Surely, no one could say that this was selfish. Hopefully, you see that cavorting under the circumstances was not my first choice. How dare she ask me to do that when all I wanted to was sleep. Her understanding of my needs was lacking, which was much of the reason that we broke up after about 7 months of dating. And yet, this was the moment that I realized that I was inherently selfish. That my own needs were above those of people that I loved.
In everything that has happened since, I have been trying to unravel what it is that would cause me to get up and cavort like I want to do it as much as the one I’m with. And more than that, what would cause me to stop doing whatever I am doing and start working with those that I love toward their priorities.

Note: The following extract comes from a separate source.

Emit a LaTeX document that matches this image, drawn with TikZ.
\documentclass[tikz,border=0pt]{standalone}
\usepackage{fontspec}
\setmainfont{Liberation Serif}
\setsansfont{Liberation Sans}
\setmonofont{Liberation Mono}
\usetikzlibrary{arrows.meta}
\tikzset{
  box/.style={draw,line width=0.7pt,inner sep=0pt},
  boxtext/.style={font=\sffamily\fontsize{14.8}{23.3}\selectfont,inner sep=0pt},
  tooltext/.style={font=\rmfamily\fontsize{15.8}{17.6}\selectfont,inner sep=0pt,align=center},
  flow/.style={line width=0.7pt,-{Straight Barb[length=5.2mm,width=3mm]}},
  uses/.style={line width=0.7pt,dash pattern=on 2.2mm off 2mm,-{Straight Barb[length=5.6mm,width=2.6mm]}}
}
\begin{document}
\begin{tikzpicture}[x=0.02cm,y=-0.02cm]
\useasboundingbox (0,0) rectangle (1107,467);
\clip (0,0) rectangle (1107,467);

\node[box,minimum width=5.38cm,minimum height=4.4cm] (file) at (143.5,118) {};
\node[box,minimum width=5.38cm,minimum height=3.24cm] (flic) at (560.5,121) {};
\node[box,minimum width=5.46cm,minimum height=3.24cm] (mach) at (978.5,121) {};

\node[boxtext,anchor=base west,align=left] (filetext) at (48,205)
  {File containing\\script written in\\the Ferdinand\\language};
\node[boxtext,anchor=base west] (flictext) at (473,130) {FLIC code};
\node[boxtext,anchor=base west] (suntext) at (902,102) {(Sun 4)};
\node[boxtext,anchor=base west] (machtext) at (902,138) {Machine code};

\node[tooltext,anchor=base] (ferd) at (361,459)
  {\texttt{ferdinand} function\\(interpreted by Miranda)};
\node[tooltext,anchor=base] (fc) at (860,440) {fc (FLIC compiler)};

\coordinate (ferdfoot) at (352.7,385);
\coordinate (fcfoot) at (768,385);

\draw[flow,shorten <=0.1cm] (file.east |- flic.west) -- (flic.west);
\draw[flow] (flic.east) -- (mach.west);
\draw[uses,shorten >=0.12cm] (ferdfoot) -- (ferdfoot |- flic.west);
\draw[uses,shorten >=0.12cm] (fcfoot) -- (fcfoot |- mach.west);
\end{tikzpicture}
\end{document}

Last night I went out and spent money. Money my family doesn’t have at the moment, at least not for going out without my family. I felt selfish in the act, and even worse in the aftermath. Explaining away the expenditure seems to be as painful as realizing that I didn’t want to frolic with my ex-girlfriend. I realized that my priorities are not the same in that moment as what my wife wants and what my family needs.
That kind of selfishness is excusable sometimes, but I can’t say that it ever feels okay. I may have needed last night, but it was at the expense of what the rest of me (my family) needed. How can I justify that? How can I allow myself to be separated from who I am to simply go after what I want?

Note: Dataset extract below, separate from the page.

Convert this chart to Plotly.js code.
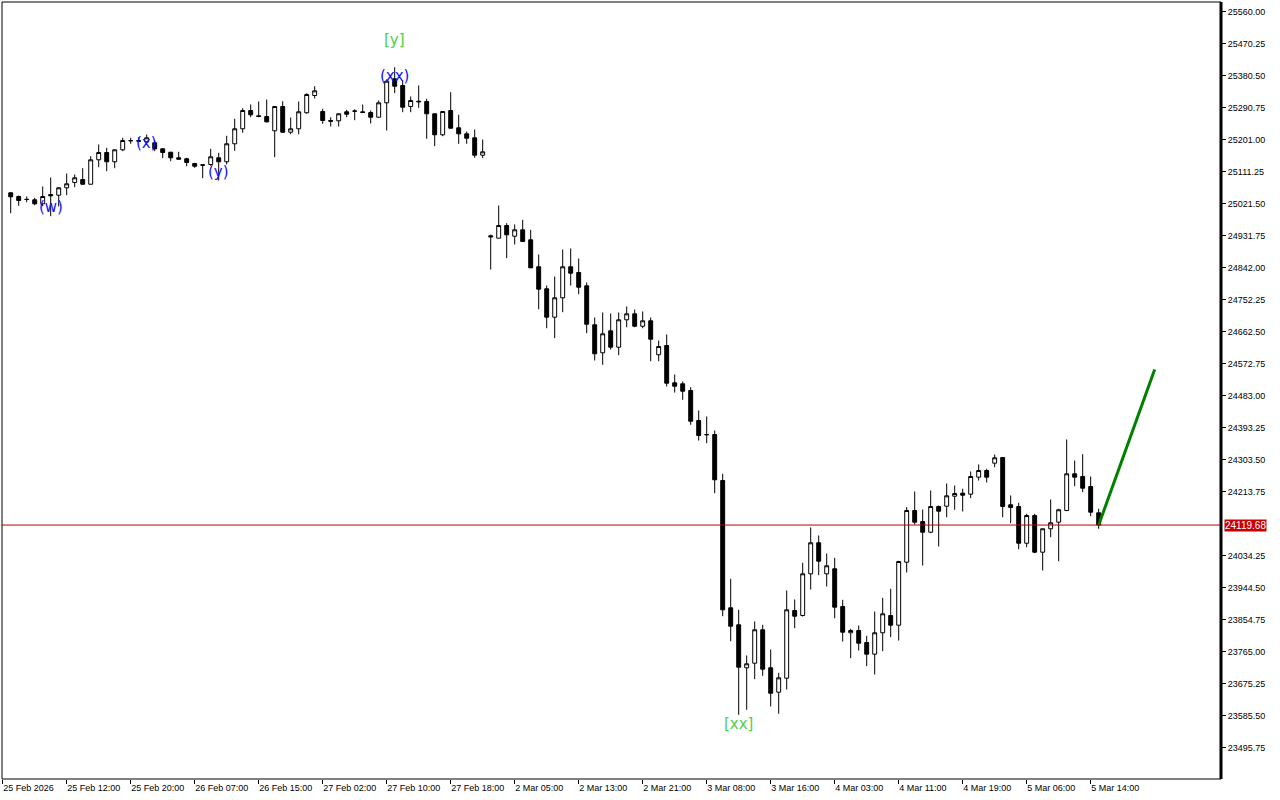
<!DOCTYPE html>
<html><head><meta charset="utf-8">
<script src="https://cdn.plot.ly/plotly-3.0.1.min.js"></script>
<style>html,body{margin:0;padding:0;background:#fff;}#chart{width:1280px;height:800px;}</style>
</head><body><div id="chart"></div>
<script>
// Hourly candles, 25 Feb 2026 05:00 .. 5 Mar 2026 15:00
const opens = [25051.5,25041.1,25032.7,25031.9,25020.6,25046.7,25044.8,25065.5,25080.4,25088.8,
25075.6,25144.1,25164.5,25138.5,25172.1,25197.4,25198.2,25194.5,25191.8,25174.9,
25165.4,25149.7,25146.9,25133.7,25130.0,25130.9,25149.7,25138.5,25189.0,25231.0,
25282.3,25267.5,25265.5,25225.4,25293.6,25221.5,25231.0,25275.9,25324.4,25279.5,
25254.3,25253.4,25278.7,25280.4,25278.7,25276.7,25263.5,25303.9,25371.2,25352.5,
25293.6,25308.4,25307.6,25273.1,25214.2,25282.3,25233.8,25217.0,25205.8,25157.0,
24930.9,24924.2,24959.8,24929.8,24947.7,24919.7,24844.0,24782.3,24702.6,24757.0,
24844.0,24828.0,24790.7,24681.3,24602.8,24664.4,24618.5,24695.3,24712.1,24677.3,
24692.5,24597.2,24623.2,24518.6,24515.8,24497.0,24412.9,24373.6,24373.6,24244.6,
23887.6,23839.9,23719.3,23732.2,23825.9,23719.3,23650.9,23690.1,23880.0,23866.0,
23982.9,24069.9,23982.9,23997.0,23891.3,23817.5,23823.9,23790.3,23757.5,23817.5,
23866.0,23838.8,24015.5,24160.5,24129.6,24099.6,24171.7,24172.5,24200.6,24209.0,
24206.2,24253.9,24272.6,24293.2,24309.1,24176.5,24171.7,24068.7,24146.4,24043.5,
24109.2,24127.7,24160.5,24263.4,24255.9,24227.7,24154.0];
const highs = [25053.2,25043.9,25041.1,25037.5,25069.2,25094.4,25067.2,25105.6,25102.8,25120.5,
25154.2,25187.0,25177.7,25173.0,25205.8,25205.8,25207.5,25215.0,25198.2,25175.5,
25166.0,25166.5,25149.7,25135.6,25131.8,25174.9,25163.7,25211.4,25259.1,25288.8,
25299.2,25307.6,25313.2,25294.5,25308.4,25262.7,25307.6,25330.9,25350.5,25287.1,
25263.5,25274.0,25284.3,25286.0,25299.2,25282.3,25310.4,25370.1,25403.8,25366.5,
25321.6,25352.5,25315.2,25274.0,25280.5,25333.7,25270.3,25223.4,25229.0,25201.0,
24934.5,25015.9,24966.3,24962.6,24975.8,24947.7,24878.5,24791.5,24816.8,24892.5,
24895.3,24867.2,24800.0,24701.8,24715.8,24713.0,24715.8,24732.6,24724.2,24718.6,
24701.8,24637.3,24654.1,24541.9,24522.3,24506.3,24440.9,24424.1,24384.8,24263.4,
23968.9,23881.9,23753.8,23849.2,23839.9,23770.6,23705.3,23936.1,23910.9,24013.8,
24112.8,24090.4,24039.8,24027.8,23910.0,23828.7,23838.0,23809.1,23877.2,23915.6,
23940.9,24019.4,24169.8,24213.8,24163.3,24216.6,24174.5,24236.2,24230.6,24221.4,
24269.9,24289.5,24277.4,24317.6,24310.0,24202.5,24182.0,24151.2,24151.2,24110.0,
24191.3,24165.3,24359.6,24300.7,24318.4,24255.9,24165.3];
const lows = [24994.3,25015.0,25025.1,25016.7,25013.9,24985.9,25013.1,25044.8,25067.2,25073.9,
25074.8,25123.3,25112.1,25120.5,25168.2,25189.0,25195.4,25190.6,25168.2,25148.6,
25140.1,25144.9,25126.1,25121.6,25092.5,25127.2,25086.0,25130.9,25169.3,25219.8,
25263.5,25263.5,25248.7,25151.4,25219.8,25215.9,25215.9,25273.1,25316.0,25245.0,
25237.4,25237.4,25263.5,25255.1,25274.8,25245.9,25262.5,25226.2,25330.9,25277.6,
25277.6,25289.9,25203.0,25182.2,25210.3,25231.0,25189.0,25189.0,25149.7,25148.6,
24836.4,24923.5,24868.1,24906.5,24914.0,24840.0,24725.0,24671.7,24643.7,24716.6,
24791.5,24767.1,24657.8,24581.2,24569.1,24612.0,24596.0,24674.5,24674.5,24671.7,
24579.2,24579.2,24508.3,24491.4,24471.0,24400.9,24356.8,24349.2,24209.0,23864.0,
23793.9,23587.5,23601.5,23687.3,23696.9,23610.8,23590.3,23658.4,23830.4,23863.1,
23938.9,23979.0,23947.3,23858.3,23793.0,23746.3,23767.8,23723.8,23700.5,23765.8,
23805.2,23795.8,23986.6,24121.2,24006.2,24096.8,24059.5,24141.6,24162.5,24157.7,
24195.0,24244.6,24239.0,24281.9,24141.6,24124.8,24051.9,24057.5,24040.7,23992.1,
24085.5,24018.3,24158.5,24228.6,24211.8,24144.4,24109.2];
const closes = [25040.3,25029.9,25033.0,25020.6,25041.1,25043.1,25065.5,25076.7,25093.6,25075.6,
25144.1,25164.5,25138.5,25172.1,25198.2,25197.8,25196.2,25205.8,25174.9,25164.5,
25149.7,25145.8,25136.5,25126.1,25129.0,25152.5,25138.5,25189.0,25231.0,25282.3,
25270.3,25265.5,25250.6,25293.6,25221.5,25231.0,25278.7,25327.2,25337.6,25254.3,
25252.3,25273.1,25272.0,25280.8,25276.7,25263.5,25303.9,25364.5,25350.5,25291.6,
25310.4,25306.8,25273.1,25214.2,25279.5,25232.7,25217.0,25204.6,25157.0,25166.5,
24928.1,24959.8,24933.7,24947.7,24914.9,24841.1,24781.2,24702.6,24757.0,24844.0,
24826.0,24786.7,24683.0,24600.0,24656.0,24618.5,24695.3,24712.1,24677.3,24692.5,
24640.9,24620.4,24517.5,24509.0,24495.0,24410.9,24370.8,24373.0,24246.6,23881.9,
23836.0,23721.0,23730.5,23825.9,23715.4,23648.0,23691.2,23881.9,23864.0,23982.9,
24069.9,24018.3,24005.4,23889.3,23819.2,23823.9,23788.3,23757.5,23817.5,23870.7,
23838.8,24017.4,24160.5,24127.7,24099.6,24171.7,24158.5,24201.7,24208.2,24203.4,
24255.9,24272.6,24253.9,24308.3,24171.7,24168.9,24068.7,24146.4,24043.5,24109.2,
24126.0,24162.5,24263.4,24253.9,24223.0,24155.7,24119.68];

// x-axis labels (bar index of each label)
const xTickBars = [-1,7,15,23,31,39,47,55,63,71,79,87,95,103,111,119,127,135];
const xTickLabels = ["25 Feb 2026","25 Feb 12:00","25 Feb 20:00","26 Feb 07:00","26 Feb 15:00",
"27 Feb 02:00","27 Feb 10:00","27 Feb 18:00","2 Mar 05:00","2 Mar 13:00","2 Mar 21:00",
"3 Mar 08:00","3 Mar 16:00","4 Mar 03:00","4 Mar 11:00","4 Mar 19:00","5 Mar 06:00","5 Mar 14:00"];

// y-axis price labels
const yTickStart = 23495.75;
const yTickStep = 89.75;
const yTickCount = 24;

// Elliott wave labels
const waveLabels = ["(w)","(x)","(y)","(xx)","[y]","[xx]"];
const waveBars = [5,17,26,48,48,91];
const wavePrices = [25013,25190,25111,25378,25479,23563];
const waveColors = ["#1010ff","#1010ff","#1010ff","#1010ff","#4cd04c","#4cd04c"];

// projection line
const projBars = [136,143];
const projPrices = [24119.68,24556];

const idx = closes.map((_, i) => i);
const lastClose = closes[closes.length - 1];

// tick values; the one hidden behind the price box is left out
const yTickVals = [];
for (let i = 0; i < yTickCount; i++) {
  const v = yTickStart + i * yTickStep;
  if (Math.abs(v - lastClose) > yTickStep * 0.4) yTickVals.push(v);
}
const yTickText = yTickVals.map(v => v.toFixed(2));

const traces = [
  {
    type: 'candlestick', x: idx, open: opens, high: highs, low: lows, close: closes,
    increasing: {line: {color: '#000', width: 1}, fillcolor: '#fff'},
    decreasing: {line: {color: '#000', width: 1}, fillcolor: '#000'},
    whiskerwidth: 0, hoverinfo: 'skip', showlegend: false
  },
  {
    type: 'scatter', mode: 'lines', x: projBars, y: projPrices,
    line: {color: '#008000', width: 3}, hoverinfo: 'skip', showlegend: false
  }
];

const annotations = waveLabels.map((t, i) => ({
  x: waveBars[i], y: wavePrices[i], xref: 'x', yref: 'y', text: t, showarrow: false,
  font: {family: 'DejaVu Sans', size: 15, color: waveColors[i]}
}));
annotations.push({
  x: 1, xref: 'paper', y: lastClose, yref: 'y', xanchor: 'left', yanchor: 'middle', xshift: 3,
  text: lastClose.toFixed(2), showarrow: false, bgcolor: '#c80000', borderpad: 0,
  font: {family: 'Liberation Sans, Arial', size: 10, color: '#fff'}
});

const pxPerUnit = 32 / yTickStep;
const yTop = 25560 + 9.5 / pxPerUnit;
const yBot = 25560 - 767.5 / pxPerUnit;

const layout = {
  width: 1280, height: 800,
  margin: {l: 2, r: 59, t: 2, b: 21},
  paper_bgcolor: '#fff', plot_bgcolor: '#fff',
  showlegend: false,
  font: {family: 'Liberation Sans, Arial', size: 9, color: '#000'},
  xaxis: {
    range: [-1.0875, 151.29], showgrid: false, zeroline: false,
    rangeslider: {visible: false},
    tickmode: 'array', tickvals: xTickBars, ticktext: xTickLabels,
    ticks: 'outside', ticklen: 4, tickcolor: '#000', tickwidth: 1,
    ticklabelposition: 'outside right',
    tickfont: {family: 'Liberation Sans, Arial', size: 9, color: '#000'},
    showline: false, fixedrange: true
  },
  yaxis: {
    side: 'right', range: [yBot, yTop], showgrid: false, zeroline: false,
    tickmode: 'array', tickvals: yTickVals, ticktext: yTickText,
    ticks: 'outside', ticklen: 4, tickcolor: '#000', tickwidth: 1,
    tickfont: {family: 'Liberation Sans, Arial', size: 9, color: '#000'},
    showline: false, fixedrange: true
  },
  shapes: [
    {type: 'line', xref: 'paper', x0: 0, x1: 1, yref: 'y', y0: lastClose, y1: lastClose,
     line: {color: '#c00000', width: 1}},
    {type: 'rect', xref: 'paper', yref: 'paper', x0: 0, x1: 1, y0: 0, y1: 1,
     line: {color: '#000', width: 1}},
    {type: 'line', xref: 'paper', yref: 'paper', x0: 1, x1: 1, y0: 0, y1: 1,
     line: {color: '#000', width: 3}}
  ],
  annotations: annotations
};

Plotly.newPlot('chart', traces, layout, {displayModeBar: false, staticPlot: true});
</script>
</body></html>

I know I will work it out, but if I am honest with myself, I know that I made the wrong decision last night. I’m okay with being wrong, but this is a bad wrong. I can and will learn from it, but why couldn’t I see it before the fact? I saw the separation, but somehow I thought it was justified. It isn’t.
And it makes me wonder about all of the things that we deny and separate out so that we can be selfish for a moment. Keeping in sync with the people that mean more to me than anything else is the only thing that matters. The conference, the meeting, the blog post, and the unending grind of the public sphere is designed to separate us out into our interests and capacities.

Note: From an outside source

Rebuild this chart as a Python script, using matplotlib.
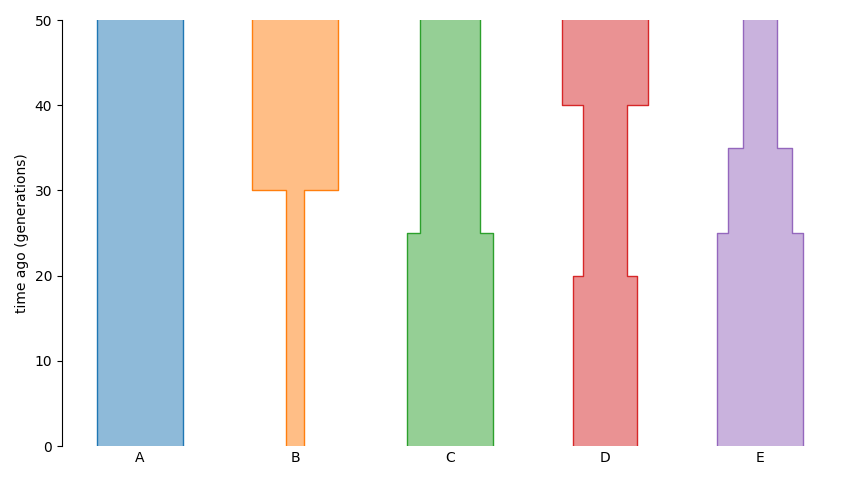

The get together will boil us down to our most selfish interests. We network because we want more than we have, even if that is just a good conversation. We meet to advance the things who will become while cutting of a little bit of who we are. We mask the worst of ourselves much of the time because we are envious of this version of ourselves that doesn’t really exist. And that may be healthy for some, but not for me. At least not after last night.
I am selfish, and I know what it costs. It costs me cavorting and frolicking and enjoying the company of the people that will feed my passion. And this is how I know:
Last night was exhausting. Going out for happy hour with my wife gives me energy. That is the kind of cavorting that I need. Those moments that keep me energized are the ways that I know I am not being selfish because I am completely in sync with the other person’s needs. I want to be in sync with my family because they give me the energy to live. And I want to live, without being too selfish.